Sunday 17 April 2011

Welcome

Hello and welcome to my new blog.  I am a bit of a technocripple but I can't believe that I have created this little diary.

Here goes, the story so far.  When I was about ten years old, I began to notice that all the other girls were beginning to look very different to me. They were developing lady lumps and curves whilst I was as scrawny as a chicken.  Naturally, this meant that the others were going through puberty and I was not.  I try and rationalise this next statement as my body screaming that something was very wrong, but I kept dreaming that I was sitting on a sofa and I was telling a young man that I couldn't have children so the ball was in his court, if he love me, I would stay.  Between the ages of 12-15yrs old, I went to my GP on several occasions to say that things weren't happening.  However, I was 16yrs old when I saw a female locum and within minutes she realised that I hadn't grown in four years.  I was instantly referred to the hospital for blood tests that confirmed that I had Turner's Syndrome, a chromosome disorder that means the sufferer is infertile and is effectively menopausal.  I will never forget being told the news and crying hysterically in the consultant's room.  I went out for pizza with my mum but we couldn't eat, now that was a first. 
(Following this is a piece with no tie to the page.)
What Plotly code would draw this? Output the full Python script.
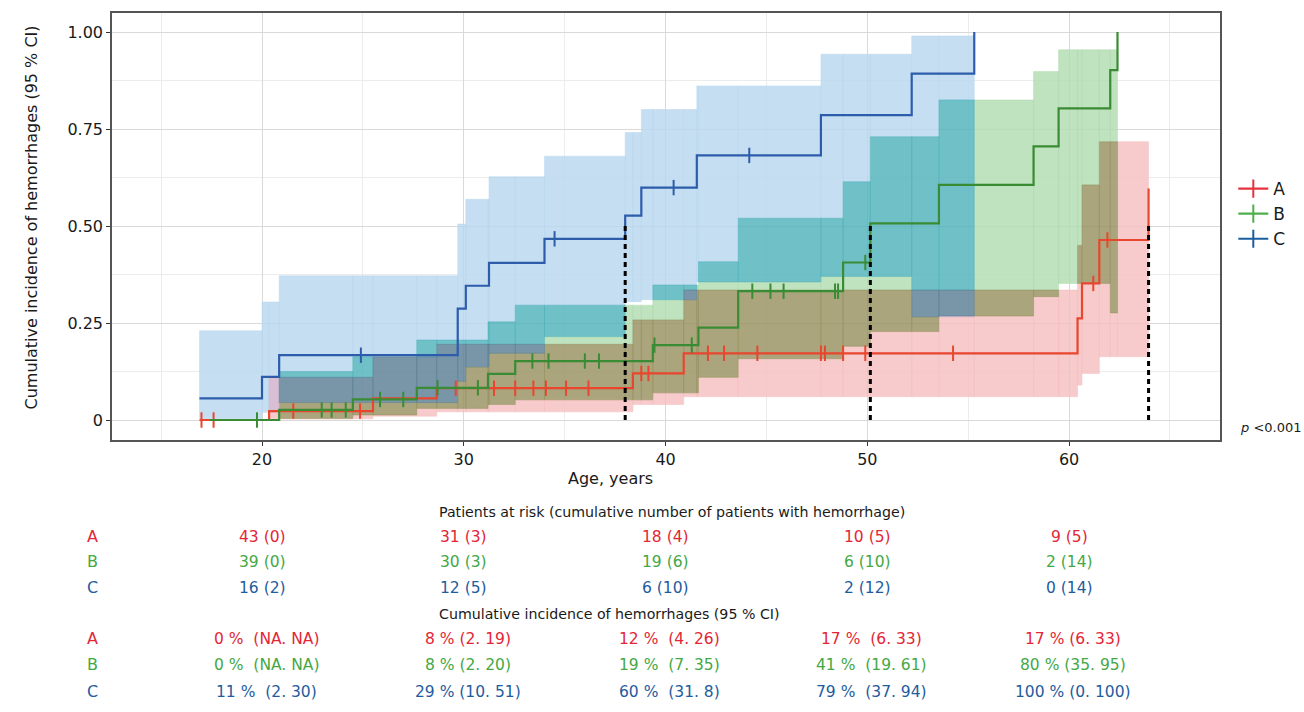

This issue has affected my life in many ways.  I am tiny, only 144cm (4ft 8in), with awful co-ordination and slight numeric and spacial awareness issues.  However, I got through school, university and drama school well.  I am now a teacher and actress in London.  I am very happily married to a lovely man and until rather recently the infertility issue never really figured as we have been working, socialising and generally being young.  Now we are in our thirties and infertility is now rearing its head.  I thought I had no options as adoption could be difficult as many agencies won't accept people who have issues with major organs (I have a heart murmur).  IVF with egg donation is an option but it is high risk for people in my situation, firstly because the rigours of a pregnancy could play havoc with my heart and also my kidneys (which also have problems).  I also have ethical and emotional issues.  Can I cope emotionally with the fact that any child that I carry won't be genetically mine?  I will never look into my child's face and see my eyes or nose etc, but I will see my husband which will be a wonderful feeling.  How would I tell my child about how they came to be?  This question may perhaps be answered by this blog and subsequent guide.  I want this blog to be a legacy, whatever the outcome. 
We are now in the present day and at my last annual TS endocrinology appointment I made a formal request with the fertility specialist.  On Wednesday 23rd March 2011 our journey from barren to baby started.